### GIVEN INFORMATION:
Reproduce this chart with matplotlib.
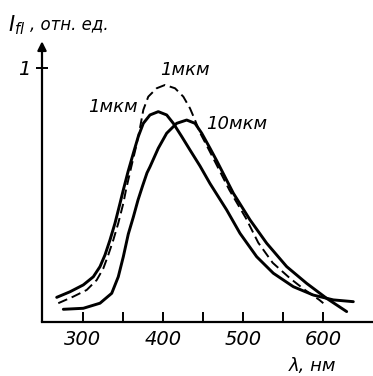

==

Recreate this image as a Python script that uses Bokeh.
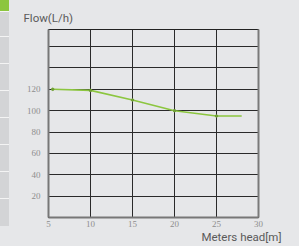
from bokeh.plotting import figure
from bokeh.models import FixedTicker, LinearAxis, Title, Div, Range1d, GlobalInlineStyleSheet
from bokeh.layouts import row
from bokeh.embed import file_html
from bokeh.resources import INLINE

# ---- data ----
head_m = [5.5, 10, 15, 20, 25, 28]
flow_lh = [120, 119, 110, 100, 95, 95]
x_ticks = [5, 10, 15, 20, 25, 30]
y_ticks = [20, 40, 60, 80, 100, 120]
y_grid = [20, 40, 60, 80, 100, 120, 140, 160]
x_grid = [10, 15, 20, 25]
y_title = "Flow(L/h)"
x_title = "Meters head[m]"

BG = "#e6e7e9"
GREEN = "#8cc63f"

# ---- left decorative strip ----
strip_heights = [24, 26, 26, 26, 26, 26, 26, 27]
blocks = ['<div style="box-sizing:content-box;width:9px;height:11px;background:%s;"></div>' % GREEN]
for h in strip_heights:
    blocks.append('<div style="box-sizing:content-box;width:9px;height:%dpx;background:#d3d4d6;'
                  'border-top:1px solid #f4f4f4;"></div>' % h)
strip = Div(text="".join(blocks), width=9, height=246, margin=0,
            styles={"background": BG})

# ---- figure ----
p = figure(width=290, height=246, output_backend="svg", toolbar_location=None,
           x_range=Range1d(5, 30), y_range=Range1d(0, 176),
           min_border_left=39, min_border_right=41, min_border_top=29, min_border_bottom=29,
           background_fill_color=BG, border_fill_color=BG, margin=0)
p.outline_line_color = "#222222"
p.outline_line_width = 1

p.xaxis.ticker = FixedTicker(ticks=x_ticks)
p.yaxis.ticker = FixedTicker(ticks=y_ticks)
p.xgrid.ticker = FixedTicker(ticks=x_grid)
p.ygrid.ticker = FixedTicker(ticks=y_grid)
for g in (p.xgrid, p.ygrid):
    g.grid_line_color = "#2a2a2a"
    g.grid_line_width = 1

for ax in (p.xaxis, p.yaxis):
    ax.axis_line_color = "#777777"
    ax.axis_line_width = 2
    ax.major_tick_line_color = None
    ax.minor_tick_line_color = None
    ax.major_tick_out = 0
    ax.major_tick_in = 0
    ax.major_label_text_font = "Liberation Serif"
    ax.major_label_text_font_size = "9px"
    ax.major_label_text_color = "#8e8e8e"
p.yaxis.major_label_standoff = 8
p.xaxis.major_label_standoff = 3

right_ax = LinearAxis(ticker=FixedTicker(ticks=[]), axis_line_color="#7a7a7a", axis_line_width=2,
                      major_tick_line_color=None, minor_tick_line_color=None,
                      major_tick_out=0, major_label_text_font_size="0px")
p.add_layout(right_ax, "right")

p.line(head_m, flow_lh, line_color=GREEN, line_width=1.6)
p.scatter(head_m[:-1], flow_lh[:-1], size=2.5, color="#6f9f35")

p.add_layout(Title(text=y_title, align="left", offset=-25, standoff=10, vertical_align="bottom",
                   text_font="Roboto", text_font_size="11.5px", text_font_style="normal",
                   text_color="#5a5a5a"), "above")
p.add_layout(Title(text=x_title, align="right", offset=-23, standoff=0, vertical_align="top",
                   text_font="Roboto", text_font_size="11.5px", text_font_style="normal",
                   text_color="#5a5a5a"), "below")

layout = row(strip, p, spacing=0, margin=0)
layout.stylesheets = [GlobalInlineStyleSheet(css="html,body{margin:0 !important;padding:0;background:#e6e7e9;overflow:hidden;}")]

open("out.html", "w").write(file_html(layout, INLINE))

--

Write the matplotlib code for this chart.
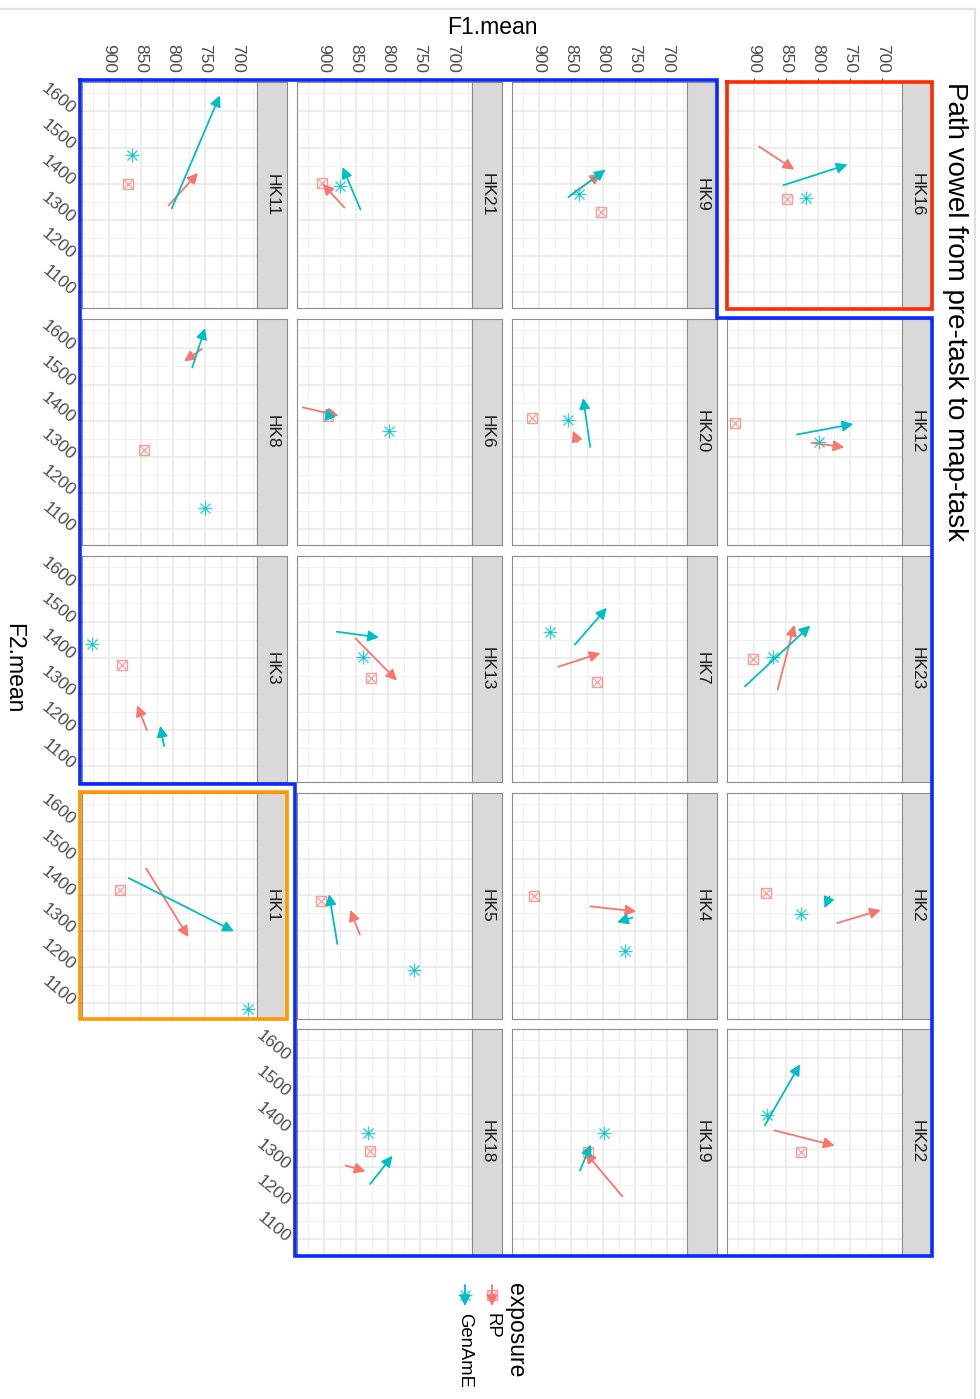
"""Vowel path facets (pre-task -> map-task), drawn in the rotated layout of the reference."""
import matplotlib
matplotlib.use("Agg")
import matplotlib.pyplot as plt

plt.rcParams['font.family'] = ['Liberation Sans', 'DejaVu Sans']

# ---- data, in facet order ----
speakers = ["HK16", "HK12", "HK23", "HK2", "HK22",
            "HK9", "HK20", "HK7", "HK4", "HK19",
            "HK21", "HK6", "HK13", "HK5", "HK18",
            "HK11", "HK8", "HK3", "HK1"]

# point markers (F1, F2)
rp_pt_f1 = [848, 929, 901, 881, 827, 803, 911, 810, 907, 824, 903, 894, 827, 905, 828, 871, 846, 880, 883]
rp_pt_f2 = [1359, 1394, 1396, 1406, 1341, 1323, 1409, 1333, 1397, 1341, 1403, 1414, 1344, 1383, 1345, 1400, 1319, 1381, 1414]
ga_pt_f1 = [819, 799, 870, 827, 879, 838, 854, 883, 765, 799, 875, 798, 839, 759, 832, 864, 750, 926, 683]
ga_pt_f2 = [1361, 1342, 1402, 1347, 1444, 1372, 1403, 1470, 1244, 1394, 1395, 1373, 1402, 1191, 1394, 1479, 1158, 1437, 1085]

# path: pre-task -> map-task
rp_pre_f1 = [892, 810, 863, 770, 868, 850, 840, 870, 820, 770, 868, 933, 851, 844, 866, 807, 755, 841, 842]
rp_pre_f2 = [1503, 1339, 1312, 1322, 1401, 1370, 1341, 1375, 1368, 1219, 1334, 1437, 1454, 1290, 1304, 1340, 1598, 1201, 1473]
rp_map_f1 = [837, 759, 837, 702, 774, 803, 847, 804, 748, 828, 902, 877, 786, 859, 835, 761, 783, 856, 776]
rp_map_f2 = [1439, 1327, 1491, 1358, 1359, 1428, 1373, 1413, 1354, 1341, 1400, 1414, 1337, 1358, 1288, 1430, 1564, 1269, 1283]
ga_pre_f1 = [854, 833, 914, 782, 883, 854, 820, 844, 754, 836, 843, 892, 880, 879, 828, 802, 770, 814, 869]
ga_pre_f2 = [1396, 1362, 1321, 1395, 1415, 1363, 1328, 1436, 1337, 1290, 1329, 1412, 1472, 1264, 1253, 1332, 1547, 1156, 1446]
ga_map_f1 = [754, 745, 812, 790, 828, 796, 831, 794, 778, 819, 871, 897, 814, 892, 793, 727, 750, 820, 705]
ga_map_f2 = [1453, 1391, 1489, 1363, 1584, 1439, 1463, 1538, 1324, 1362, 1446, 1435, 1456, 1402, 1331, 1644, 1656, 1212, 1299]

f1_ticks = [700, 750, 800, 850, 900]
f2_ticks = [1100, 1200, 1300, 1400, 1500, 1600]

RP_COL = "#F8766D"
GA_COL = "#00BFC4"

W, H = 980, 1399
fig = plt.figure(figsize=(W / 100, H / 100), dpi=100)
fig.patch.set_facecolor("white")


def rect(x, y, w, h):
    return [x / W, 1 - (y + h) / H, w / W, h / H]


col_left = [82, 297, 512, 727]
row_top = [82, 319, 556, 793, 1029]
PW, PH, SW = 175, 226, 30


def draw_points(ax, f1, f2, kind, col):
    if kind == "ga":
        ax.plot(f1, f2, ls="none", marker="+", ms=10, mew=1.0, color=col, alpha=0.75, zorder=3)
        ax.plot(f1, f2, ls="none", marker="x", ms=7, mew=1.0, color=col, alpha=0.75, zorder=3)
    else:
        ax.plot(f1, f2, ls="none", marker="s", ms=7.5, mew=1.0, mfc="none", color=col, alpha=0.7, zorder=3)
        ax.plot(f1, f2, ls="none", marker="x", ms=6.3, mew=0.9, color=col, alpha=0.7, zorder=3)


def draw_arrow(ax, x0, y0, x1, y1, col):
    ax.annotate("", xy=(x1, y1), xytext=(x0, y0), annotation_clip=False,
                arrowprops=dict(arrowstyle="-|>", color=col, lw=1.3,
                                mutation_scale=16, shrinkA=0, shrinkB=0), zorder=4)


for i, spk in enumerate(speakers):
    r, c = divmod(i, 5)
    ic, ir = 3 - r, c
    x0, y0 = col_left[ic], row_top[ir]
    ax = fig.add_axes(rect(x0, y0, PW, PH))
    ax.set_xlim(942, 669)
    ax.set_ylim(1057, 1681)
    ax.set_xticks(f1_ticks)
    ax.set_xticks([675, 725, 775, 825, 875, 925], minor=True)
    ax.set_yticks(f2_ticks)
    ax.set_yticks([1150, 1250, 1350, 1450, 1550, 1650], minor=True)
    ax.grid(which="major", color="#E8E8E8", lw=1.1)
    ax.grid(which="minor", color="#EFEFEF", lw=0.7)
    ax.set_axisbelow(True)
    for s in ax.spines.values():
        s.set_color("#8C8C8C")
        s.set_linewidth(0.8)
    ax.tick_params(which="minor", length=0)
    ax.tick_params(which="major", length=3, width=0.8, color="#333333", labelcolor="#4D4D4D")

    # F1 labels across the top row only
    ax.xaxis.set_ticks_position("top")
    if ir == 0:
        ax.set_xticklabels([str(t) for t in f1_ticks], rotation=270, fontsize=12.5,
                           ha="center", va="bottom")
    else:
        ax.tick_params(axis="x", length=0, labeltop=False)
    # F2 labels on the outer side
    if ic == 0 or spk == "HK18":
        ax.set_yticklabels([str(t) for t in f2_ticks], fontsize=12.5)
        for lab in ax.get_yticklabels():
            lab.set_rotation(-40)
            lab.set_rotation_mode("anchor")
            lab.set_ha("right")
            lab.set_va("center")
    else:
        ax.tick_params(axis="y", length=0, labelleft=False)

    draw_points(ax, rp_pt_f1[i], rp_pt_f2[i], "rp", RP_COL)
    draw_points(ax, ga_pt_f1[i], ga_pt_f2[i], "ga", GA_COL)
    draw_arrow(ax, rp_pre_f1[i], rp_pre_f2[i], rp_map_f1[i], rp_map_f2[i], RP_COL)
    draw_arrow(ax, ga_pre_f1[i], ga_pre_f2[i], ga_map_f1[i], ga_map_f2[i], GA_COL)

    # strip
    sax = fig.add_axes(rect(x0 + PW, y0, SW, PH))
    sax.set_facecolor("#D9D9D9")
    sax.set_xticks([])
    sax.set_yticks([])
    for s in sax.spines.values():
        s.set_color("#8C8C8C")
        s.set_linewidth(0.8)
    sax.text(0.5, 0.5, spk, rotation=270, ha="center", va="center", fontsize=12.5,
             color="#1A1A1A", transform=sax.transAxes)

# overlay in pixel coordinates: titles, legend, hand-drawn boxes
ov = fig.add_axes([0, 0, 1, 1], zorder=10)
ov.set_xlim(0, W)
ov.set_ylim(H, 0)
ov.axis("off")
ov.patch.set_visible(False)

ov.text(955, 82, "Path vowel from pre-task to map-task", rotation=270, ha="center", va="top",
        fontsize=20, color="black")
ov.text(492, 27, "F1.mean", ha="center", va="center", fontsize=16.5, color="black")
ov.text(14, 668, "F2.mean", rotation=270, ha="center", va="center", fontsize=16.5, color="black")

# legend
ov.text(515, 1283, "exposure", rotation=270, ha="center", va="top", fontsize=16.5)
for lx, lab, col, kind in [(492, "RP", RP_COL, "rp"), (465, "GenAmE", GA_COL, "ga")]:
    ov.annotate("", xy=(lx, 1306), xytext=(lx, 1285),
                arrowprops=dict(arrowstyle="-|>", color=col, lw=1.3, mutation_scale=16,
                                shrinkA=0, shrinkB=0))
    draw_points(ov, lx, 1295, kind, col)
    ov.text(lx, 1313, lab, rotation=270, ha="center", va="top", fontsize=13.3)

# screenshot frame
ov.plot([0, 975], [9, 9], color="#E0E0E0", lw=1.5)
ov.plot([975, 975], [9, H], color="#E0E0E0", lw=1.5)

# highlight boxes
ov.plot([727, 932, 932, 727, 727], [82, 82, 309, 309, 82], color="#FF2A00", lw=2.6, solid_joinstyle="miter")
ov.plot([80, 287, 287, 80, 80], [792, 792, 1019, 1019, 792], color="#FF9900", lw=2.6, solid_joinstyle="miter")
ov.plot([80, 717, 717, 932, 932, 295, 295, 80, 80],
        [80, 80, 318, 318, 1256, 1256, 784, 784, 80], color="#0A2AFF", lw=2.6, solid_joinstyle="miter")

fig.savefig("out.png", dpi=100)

### REQUIREMENT:
Exactly the lines starting at the line containing "Write the matplotlib code for this chart." and ending at the line containing "1158, 1437, 1085]" should be transcribed, both included; omit the pictures.

### RESULT FOR THIS EXERCISE:
Write the matplotlib code for this chart.
"""Vowel path facets (pre-task -> map-task), drawn in the rotated layout of the reference."""
import matplotlib
matplotlib.use("Agg")
import matplotlib.pyplot as plt

plt.rcParams['font.family'] = ['Liberation Sans', 'DejaVu Sans']

# ---- data, in facet order ----
speakers = ["HK16", "HK12", "HK23", "HK2", "HK22",
            "HK9", "HK20", "HK7", "HK4", "HK19",
            "HK21", "HK6", "HK13", "HK5", "HK18",
            "HK11", "HK8", "HK3", "HK1"]

# point markers (F1, F2)
rp_pt_f1 = [848, 929, 901, 881, 827, 803, 911, 810, 907, 824, 903, 894, 827, 905, 828, 871, 846, 880, 883]
rp_pt_f2 = [1359, 1394, 1396, 1406, 1341, 1323, 1409, 1333, 1397, 1341, 1403, 1414, 1344, 1383, 1345, 1400, 1319, 1381, 1414]
ga_pt_f1 = [819, 799, 870, 827, 879, 838, 854, 883, 765, 799, 875, 798, 839, 759, 832, 864, 750, 926, 683]
ga_pt_f2 = [1361, 1342, 1402, 1347, 1444, 1372, 1403, 1470, 1244, 1394, 1395, 1373, 1402, 1191, 1394, 1479, 1158, 1437, 1085]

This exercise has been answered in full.